Poole was the destination on Friday and we stopped first on the quay near the old town. The sun was out but it was a bitingly cold wind that blew across the harbour as we gazed at the Sunseeker factory on the opposite side of the quay. A number of yachts and motor cruisers were lined up here and indeed the cellophane wrapping was being removed from the shiny chrome fittings of one. There was some serious hardware here, the sort of thing that even the most substantial of lottery wins couldn’t finance for long. I’m sure many have dreamed of their numbers coming up one day and how we’d spend it but knowing that this sort of thing would still be out of reach was quite sobering.
The reek of money was making us queasy so we headed away from the quay to the old town which was nice enough lthough pretty quiet but there was more life as we moved along to the high street to the main shopping area.

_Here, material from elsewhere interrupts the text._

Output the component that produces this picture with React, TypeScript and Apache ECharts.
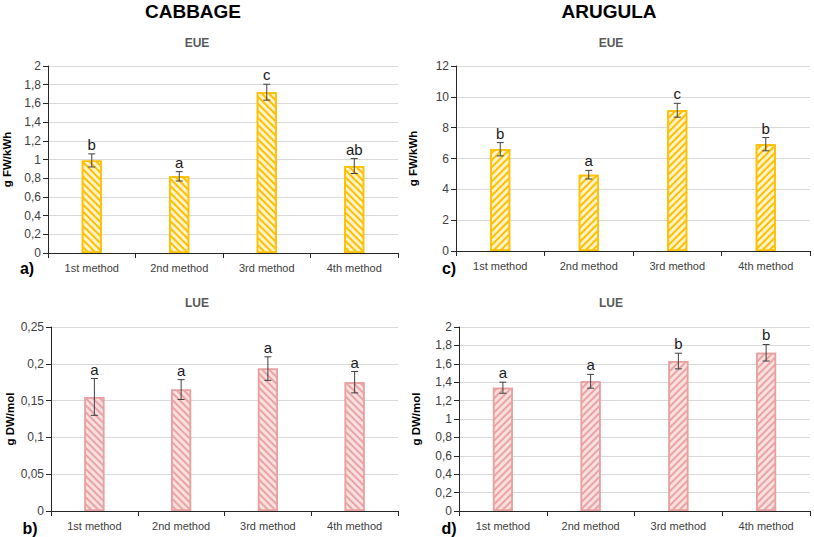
import React, { useEffect, useRef } from "react";
import * as echarts from "echarts";

const categories = ["1st method", "2nd method", "3rd method", "4th method"];

const cabbageEUE = [0.99, 0.82, 1.72, 0.93];
const cabbageEUEErr = [0.07, 0.05, 0.085, 0.08];
const cabbageEUELetters = ["b", "a", "c", "ab"];

const arugulaEUE = [6.6, 4.95, 9.13, 6.93];
const arugulaEUEErr = [0.43, 0.28, 0.45, 0.43];
const arugulaEUELetters = ["b", "a", "c", "b"];

const cabbageLUE = [0.155, 0.165, 0.1935, 0.175];
const cabbageLUEErr = [0.025, 0.0135, 0.016, 0.0145];
const cabbageLUELetters = ["a", "a", "a", "a"];

const arugulaLUE = [1.34, 1.41, 1.63, 1.72];
const arugulaLUEErr = [0.06, 0.075, 0.085, 0.09];
const arugulaLUELetters = ["a", "a", "b", "b"];

const FONT = "'Liberation Sans', Arial, sans-serif";

const fmt = (v: number) => String(+v.toFixed(3)).replace(".", ",");

export default function App() {
  const ref = useRef<HTMLDivElement>(null);
  useEffect(() => {
    document.body.style.margin = "0";
    const chart = echarts.init(ref.current!, null, { renderer: "svg" });

    const panels = [
      { grid: { left: 46, top: 66, width: 352, height: 187 }, max: 2, interval: 0.2, name: "g FW/kWh", vals: cabbageEUE, errs: cabbageEUEErr, letters: cabbageEUELetters, eue: true, rot: 1 },
      { grid: { left: 456, top: 66, width: 354, height: 185 }, max: 12, interval: 2, name: "g FW/kWh", vals: arugulaEUE, errs: arugulaEUEErr, letters: arugulaEUELetters, eue: true, rot: -1 },
      { grid: { left: 51, top: 327, width: 347, height: 184 }, max: 0.25, interval: 0.05, name: "g DW/mol", vals: cabbageLUE, errs: cabbageLUEErr, letters: cabbageLUELetters, eue: false, rot: 1 },
      { grid: { left: 459, top: 327, width: 351, height: 184 }, max: 2, interval: 0.2, name: "g DW/mol", vals: arugulaLUE, errs: arugulaLUEErr, letters: arugulaLUELetters, eue: false, rot: -1 },
    ];

    const grids: any[] = [];
    const xAxes: any[] = [];
    const yAxes: any[] = [];
    const series: any[] = [];

    panels.forEach((p, i) => {
      grids.push(p.grid);
      xAxes.push({
        type: "category",
        gridIndex: i,
        data: categories,
        axisLine: { lineStyle: { color: "#262626", width: 1 } },
        axisTick: { show: true, length: 5, lineStyle: { color: "#262626" } },
        axisLabel: { color: "#404040", fontSize: 11, fontFamily: FONT, margin: 9 },
      });
      yAxes.push({
        type: "value",
        gridIndex: i,
        min: 0,
        max: p.max,
        interval: p.interval,
        name: p.name,
        nameLocation: "middle",
        nameGap: i % 2 === 0 ? 35 : 37,
        nameTextStyle: { color: "#000", fontSize: 11.5, fontWeight: "bold", fontFamily: FONT },
        axisLine: { show: true, lineStyle: { color: "#262626", width: 1 } },
        axisTick: { show: true, length: 5, lineStyle: { color: "#262626" } },
        axisLabel: { color: "#404040", fontSize: 12, fontFamily: FONT, margin: 7, formatter: (v: number) => fmt(v) },
        splitLine: { show: true, lineStyle: { color: "#D9D9D9", width: 1 } },
      });
      const border = p.eue ? "#FFC000" : "#E8A0A0";
      const base = p.eue ? "#FFF2CC" : "#F9E0E0";
      const stripe = p.eue ? "#FFC000" : "#EBA3A3";
      series.push({
        type: "bar",
        xAxisIndex: i,
        yAxisIndex: i,
        data: p.vals,
        barWidth: 20,
        itemStyle: {
          color: base,
          borderColor: border,
          borderWidth: 1.5,
          decal: {
            symbol: "rect",
            symbolSize: 1,
            color: stripe,
            dashArrayX: [1, 0],
            dashArrayY: [2, 2.5],
            rotation: (p.rot * Math.PI) / 4,
          },
        },
        z: 2,
      });
      series.push({
        type: "custom",
        xAxisIndex: i,
        yAxisIndex: i,
        z: 5,
        data: p.vals.map((v, k) => [k, v, p.errs[k], k]),
        renderItem: (params: any, api: any) => {
          const x = api.value(0);
          const m = api.value(1);
          const e = api.value(2);
          const idx = api.value(3);
          const top = api.coord([x, m + e]);
          const bot = api.coord([x, m - e]);
          const cw = 3.5;
          const ls = { stroke: "#404040", lineWidth: 1 };
          return {
            type: "group",
            children: [
              { type: "line", shape: { x1: top[0], y1: top[1], x2: bot[0], y2: bot[1] }, style: ls },
              { type: "line", shape: { x1: top[0] - cw, y1: top[1], x2: top[0] + cw, y2: top[1] }, style: ls },
              { type: "line", shape: { x1: bot[0] - cw, y1: bot[1], x2: bot[0] + cw, y2: bot[1] }, style: ls },
              {
                type: "text",
                style: {
                  text: p.letters[idx],
                  x: top[0],
                  y: top[1] - 2,
                  align: "center",
                  verticalAlign: "bottom",
                  textAlign: "center",
                  textVerticalAlign: "bottom",
                  fontSize: 15,
                  fontFamily: FONT,
                  fill: "#1a1a1a",
                },
              },
            ],
          };
        },
      });
    });

    const txt = (text: string, x: number, y: number, size: number, color: string, align = "center") => ({
      type: "text",
      x,
      y,
      style: { text, fontSize: size, fontWeight: "bold", fontFamily: FONT, fill: color, align, verticalAlign: "middle", textAlign: align, textVerticalAlign: "middle" },
    });

    chart.setOption({
      animation: false,
      backgroundColor: "#fff",
      grid: grids,
      xAxis: xAxes,
      yAxis: yAxes,
      series,
      graphic: [
        txt("CABBAGE", 193, 11, 19, "#000"),
        txt("ARUGULA", 609, 11, 19, "#000"),
        txt("EUE", 197, 43, 12, "#595959"),
        txt("EUE", 611, 43, 12, "#595959"),
        txt("LUE", 197, 303, 12, "#595959"),
        txt("LUE", 611, 303, 12, "#595959"),
        txt("a)", 27, 268, 16, "#000"),
        txt("c)", 449, 268, 16, "#000"),
        txt("b)", 30, 528, 16, "#000"),
        txt("d)", 449, 528, 16, "#000"),
      ],
    });
    return () => chart.dispose();
  }, []);
  return <div ref={ref} style={{ width: 814, height: 537 }} />;
}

Nothing much of note here, just the usual tax avoiding multi-nationals and a railway line that cut the high street in half.
On the other side of Poole Harbour is the peninsula of Sandbanks. The beaches are beautiful – long stretches of pale golden sand populated with dog walkers taking in the bracing air. The stench of money had returned though as this area is one of the most expensive for property in Britain. Large houses and small apartment blocks back on to the beach offering the most stunning of views for the well heeled but one or two were up for sale. We poked our noses in the windows of an estate agents. one was for sale at a shade under eight million, though a couple were available for a more modest three and a half. A different world – even the beach huts looked luxurious. Heading away, we drove through the suburb of Canford Cliffs home to yet more people clearly with too much money (i.e. more than me!)

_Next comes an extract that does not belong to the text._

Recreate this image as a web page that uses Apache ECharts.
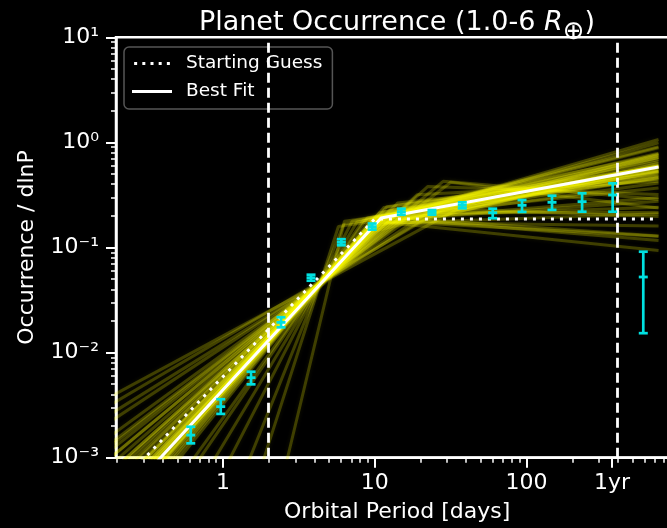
<!DOCTYPE html>
<html><head><meta charset="utf-8">
<script src="https://cdn.jsdelivr.net/npm/echarts@6/dist/echarts.min.js"></script>
<style>html,body{margin:0;padding:0;background:#000;}#c{width:667px;height:528px;}</style>
</head><body><div id="c"></div>
<script>
// ---------------- data ----------------
const periodDays = [0.613, 0.966, 1.53, 2.41, 3.80, 6.02, 9.61, 14.95, 23.8, 37.7, 59.8, 93.3, 147, 232, 369, 587];
const occurrence = [0.00164, 0.00306, 0.00577, 0.0194, 0.0516, 0.112, 0.158, 0.219, 0.216, 0.252, 0.214, 0.252, 0.269, 0.273, 0.316, 0.0524];
const occLow     = [0.00137, 0.00261, 0.00499, 0.0174, 0.0483, 0.105, 0.148, 0.205, 0.205, 0.236, 0.190, 0.218, 0.228, 0.219, 0.219, 0.0153];
const occHigh    = [0.00197, 0.00360, 0.00658, 0.0217, 0.0551, 0.120, 0.169, 0.234, 0.227, 0.269, 0.234, 0.283, 0.311, 0.328, 0.408, 0.0912];

// broken power laws (straight segments on log-log)
const guessP = [0.18, 10, 740];
const guessY = [0.000451, 0.187, 0.187];
const bestP = [0.18, 11, 740];
const bestY = [0.00030, 0.191, 0.583];

// posterior sample lines, in decades (log10): start at P=0.18, break, end at P=740
const fanStartP = 0.18, fanEndP = 740;
const fanStartLogY = [-3.42,-3.48,-3.57,-3.35,-3.61,-3.45,-3.53,-3.41,-3.69,-3.27,-3.585,-3.48,-3.765,-3.32,-3.64,-3.42,-3.54,-3.46,-3.83,-3.37,-3.515,-3.61,-3.25,-3.72,
  -2.866,-2.658,-3.004,-2.50,-2.796,-3.073,-2.422,-3.14,-2.588,-2.935,
  -4.25,-4.665,-4.11,-5.22,-6.32,-7.57,-10.02,
  -3.14,-3.004,-3.17,-2.893,
  -3.488,-3.35,-3.585,-3.21,-3.53];
const fanBreakLogP = [1.00,1.05,1.02,1.08,1.00,1.10,0.98,1.04,1.03,1.12,1.06,0.96,1.00,1.00,1.08,1.15,0.99,1.03,0.98,1.07,1.04,1.01,1.05,1.06,
  1.20,1.35,1.15,1.45,1.25,1.10,1.55,1.12,1.30,1.18,
  0.926,0.882,0.95,0.851,0.795,0.76,0.80,
  1.35,1.45,1.28,1.50,
  1.02,1.05,1.00,1.10,1.04];
const fanBreakLogY = [-0.80,-0.696,-0.743,-0.704,-0.727,-0.642,-0.804,-0.77,-0.668,-0.66,-0.661,-0.835,-0.711,-0.84,-0.611,-0.577,-0.761,-0.745,-0.729,-0.699,-0.713,-0.748,-0.776,-0.619,
  -0.726,-0.668,-0.73,-0.634,-0.701,-0.767,-0.632,-0.718,-0.748,-0.721,
  -0.74,-0.76,-0.72,-0.75,-0.78,-0.80,-0.75,
  -0.419,-0.37,-0.497,-0.379,
  -0.752,-0.747,-0.758,-0.721,-0.709];
const fanEndLogY = [-0.24,-0.24,-0.225,-0.31,-0.13,-0.29,-0.143,-0.276,-0.227,-0.345,-0.118,-0.11,-0.225,-0.223,-0.235,-0.319,0.028,-0.524,-0.162,-0.051,-0.237,-0.004,-0.267,-0.275,
  -0.559,-0.668,-0.386,-0.705,-0.215,-0.679,-0.434,-0.281,-0.199,-0.89,
  -0.041,-0.104,-0.144,-0.185,-0.26,-0.336,-0.336,
  -0.495,-0.54,-0.37,-0.625,
  -1.029,-0.893,-0.795,-0.933,-0.618];

const vLineP = [2, 400];

// ticks
const xMajorP = [1, 10, 100, 365];
const xMajorLabels = ['1', '10', '100', '1yr'];
const xMinorP = [0.2,0.3,0.4,0.5,0.6,0.7,0.8,0.9, 2,3,4,5,6,7,8,9, 20,30,40,50,60,70,80,90, 200,300,400,500,600,700,800,900];
const yMajorV = [0.001, 0.01, 0.1, 1, 10];
const yMajorLabels = ['10\u207B\u00B3', '10\u207B\u00B2', '10\u207B\u00B9', '10\u2070', '10\u00B9'];
const yMinorV = [0.002,0.003,0.004,0.005,0.006,0.007,0.008,0.009, 0.02,0.03,0.04,0.05,0.06,0.07,0.08,0.09,
  0.2,0.3,0.4,0.5,0.6,0.7,0.8,0.9, 2,3,4,5,6,7,8,9];

// ---------------- chart ----------------
const L = Math.log10;
const FONT = 'DejaVu Sans';
const WHITE = '#ffffff';
const CYAN = '#00e0e0';

function labelFor(vals, labels) {
  return function (v) {
    const i = vals.findIndex(p => Math.abs(L(p) - v) < 1e-6);
    return i >= 0 ? labels[i] : '';
  };
}

const series = [];
for (let i = 0; i < fanBreakLogP.length; i++) {
  series.push({
    type: 'line', silent: true, symbol: 'none', z: 1, clip: true,
    lineStyle: { color: 'rgba(255,255,0,0.22)', width: 3, shadowBlur: 4, shadowColor: 'rgba(255,255,0,0.35)' },
    data: [[L(fanStartP), fanStartLogY[i]], [fanBreakLogP[i], fanBreakLogY[i]], [L(fanEndP), fanEndLogY[i]]]
  });
}
series.push({
  name: 'Best Fit', type: 'line', symbol: 'none', z: 3, clip: true, silent: true,
  itemStyle: { color: WHITE },
  lineStyle: { color: WHITE, width: 3 },
  data: bestP.map((p, i) => [L(p), L(bestY[i])])
});
series.push({
  name: 'Starting Guess', type: 'line', symbol: 'none', z: 3, clip: true, silent: true,
  itemStyle: { color: WHITE },
  lineStyle: { color: WHITE, width: 3, type: [3, 6] },
  data: guessP.map((p, i) => [L(p), L(guessY[i])]),
  markLine: {
    silent: true, symbol: 'none', label: { show: false }, z: 4,
    lineStyle: { color: WHITE, width: 2.8, type: [10, 5] },
    data: vLineP.map(p => ({ xAxis: L(p) }))
  }
});
series.push({
  type: 'custom', z: 5, silent: true,
  encode: { x: 0, y: [1, 2, 3] },
  data: periodDays.map((p, i) => [L(p), L(occurrence[i]), L(occLow[i]), L(occHigh[i])]),
  renderItem: function (params, api) {
    const c = api.coord([api.value(0), api.value(1)]);
    const lo = api.coord([api.value(0), api.value(2)]);
    const hi = api.coord([api.value(0), api.value(3)]);
    const hw = 4.5;
    const st = { stroke: CYAN, lineWidth: 2.7 };
    return {
      type: 'group', children: [
        { type: 'line', shape: { x1: c[0], y1: lo[1], x2: c[0], y2: hi[1] }, style: st },
        { type: 'line', shape: { x1: c[0] - hw, y1: lo[1], x2: c[0] + hw, y2: lo[1] }, style: st },
        { type: 'line', shape: { x1: c[0] - hw, y1: hi[1], x2: c[0] + hw, y2: hi[1] }, style: st },
        { type: 'rect', shape: { x: c[0] - 4.5, y: c[1] - 1.4, width: 9, height: 2.8 }, style: { fill: CYAN } }
      ]
    };
  }
});

const axisLineStyle = { color: WHITE, width: 2.5 };
const option = {
  backgroundColor: '#000',
  animation: false,
  title: {
    text: '{t|Planet Occurrence (1.0-6 }{i|R}{s|\u2295}{t|)}',
    left: 397, top: 9, textAlign: 'center', padding: 0,
    textStyle: {
      fontWeight: 'normal',
      rich: {
        t: { fontSize: 27, color: WHITE, fontFamily: FONT, fontWeight: 'normal', lineHeight: 27, verticalAlign: 'top' },
        i: { fontSize: 27, color: WHITE, fontFamily: FONT, fontWeight: 'normal', fontStyle: 'italic', lineHeight: 27, verticalAlign: 'top' },
        s: { fontSize: 26, color: WHITE, fontFamily: FONT, fontWeight: 'normal', lineHeight: 36, verticalAlign: 'bottom' }
      }
    }
  },
  legend: {
    data: [
      { name: 'Starting Guess', icon: 'path://M0,0h3.3v3.3h-3.3z M9,0h3.3v3.3h-3.3z M18,0h3.3v3.3h-3.3z M27,0h3.3v3.3h-3.3z M36,0h3.3v3.3h-3.3z' },
      { name: 'Best Fit', icon: 'rect' }
    ],
    orient: 'vertical', left: 124, top: 47,
    itemWidth: 40, itemHeight: 3, itemGap: 9,
    padding: [7, 10, 8, 8],
    backgroundColor: 'rgba(0,0,0,0.72)', borderColor: '#555', borderWidth: 1.5, borderRadius: 5,
    itemStyle: { color: WHITE },
    textStyle: { color: WHITE, fontSize: 18.5, fontFamily: FONT, padding: [0, 0, 0, 9] },
    selectedMode: false
  },
  grid: { left: 116, top: 37.3, width: 562.4, height: 420.4, outerBoundsMode: 'none', containLabel: false,
          show: true, borderColor: WHITE, borderWidth: 2.5, backgroundColor: 'transparent' },
  xAxis: [
    {
      type: 'value', min: -0.705, max: 3.0, position: 'bottom',
      axisLine: { show: true, onZero: false, lineStyle: axisLineStyle },
      axisTick: { show: true, customValues: xMajorP.map(L), length: 10, lineStyle: { color: WHITE, width: 2 } },
      axisLabel: { show: true, customValues: xMajorP.map(L), formatter: labelFor(xMajorP, xMajorLabels), color: WHITE, fontSize: 22, fontFamily: FONT, margin: 15 },
      splitLine: { show: false },
      name: 'Orbital Period [days]', nameLocation: 'middle', nameGap: 44,
      nameTextStyle: { color: WHITE, fontSize: 22, fontFamily: FONT }
    },
    {
      type: 'value', min: -0.705, max: 3.0, position: 'bottom',
      axisLine: { show: false, onZero: false },
      axisTick: { show: true, customValues: xMinorP.map(L), length: 5, lineStyle: { color: WHITE, width: 1.5 } },
      axisLabel: { show: false }, splitLine: { show: false }
    }
  ],
  yAxis: [
    {
      type: 'value', min: -3, max: 1, interval: 1, position: 'left',
      axisLine: { show: true, onZero: false, lineStyle: axisLineStyle },
      axisTick: { show: true, customValues: yMajorV.map(L), length: 10, lineStyle: { color: WHITE, width: 2 } },
      axisLabel: { show: true, customValues: yMajorV.map(L), formatter: labelFor(yMajorV, yMajorLabels), color: WHITE, fontSize: 22, fontFamily: FONT, margin: 17 },
      splitLine: { show: false },
      name: 'Occurrence / dlnP', nameLocation: 'middle', nameGap: 78, nameRotate: 90,
      nameTextStyle: { color: WHITE, fontSize: 22, fontFamily: FONT }
    },
    {
      type: 'value', min: -3, max: 1, position: 'left',
      axisLine: { show: false, onZero: false },
      axisTick: { show: true, customValues: yMinorV.map(L), length: 5, lineStyle: { color: WHITE, width: 1.5 } },
      axisLabel: { show: false }, splitLine: { show: false }
    }
  ],
  series: series
};

const chart = echarts.init(document.getElementById('c'), null, { renderer: 'canvas' });
chart.setOption(option);
</script>
</body></html>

In the afternoon, having called at the Co-Op for a lunch of sarnies and crisps – no expense spared - we returned to Lulworth Cove and this time, with the weather at least dry, we actually got out of the car. The cove itself of course is the star of the show here but the street leading down to it is just as pretty. The private helicopter was in for a service so I wasn’t able to get the aerial photo’s this beautiful part of the coast deserves – there’s plenty on the ‘net anyway – but hopefully the pictures here will convey some of it’s beauty.
Saturday was a quiet day – we popped briefly in to nearby Wareham – a pleasant little walled Saxon town – for a stroll and some air and the returned to the site to take down the awning and packing up in preparation for coming home.
It was another great trip. Dorset is certainly a beautiful county and the coastline is stunning. There’s something nice to about caravanning in the winter – you have to be prepared of course – during one night the water in our aquaroll did start to freeze but a bit of insulation would have solved that. There is the advantage too that most places are quieter – Christmas shoppers not withstanding – although some attractions close down out of season. We didn’t get everything done of course. the deserted village of Tyneham will have to wait as will a look through Wareham forest. but it’s good to have an excuse to come back.
Patsy is now almost empty and parked up for the winter - probably. I would imagine that our next trip wont be until the end of February, but who knows, maybe a miracle will occur and I’ll have a job by then and time won’t be so free and easy. Needless to say – but I will anyway – if we do get away, you’ll hear about it!
What a difference a year makes! This time last year we weren’t even contemplating a caravan. We had just returned from an autumn cruise and were working our butts off delivering them bloody parcels and counting the days before our post Christmas jaunt to the Canaries. The winter sun I shall miss – the parcels I don’t – not one bit!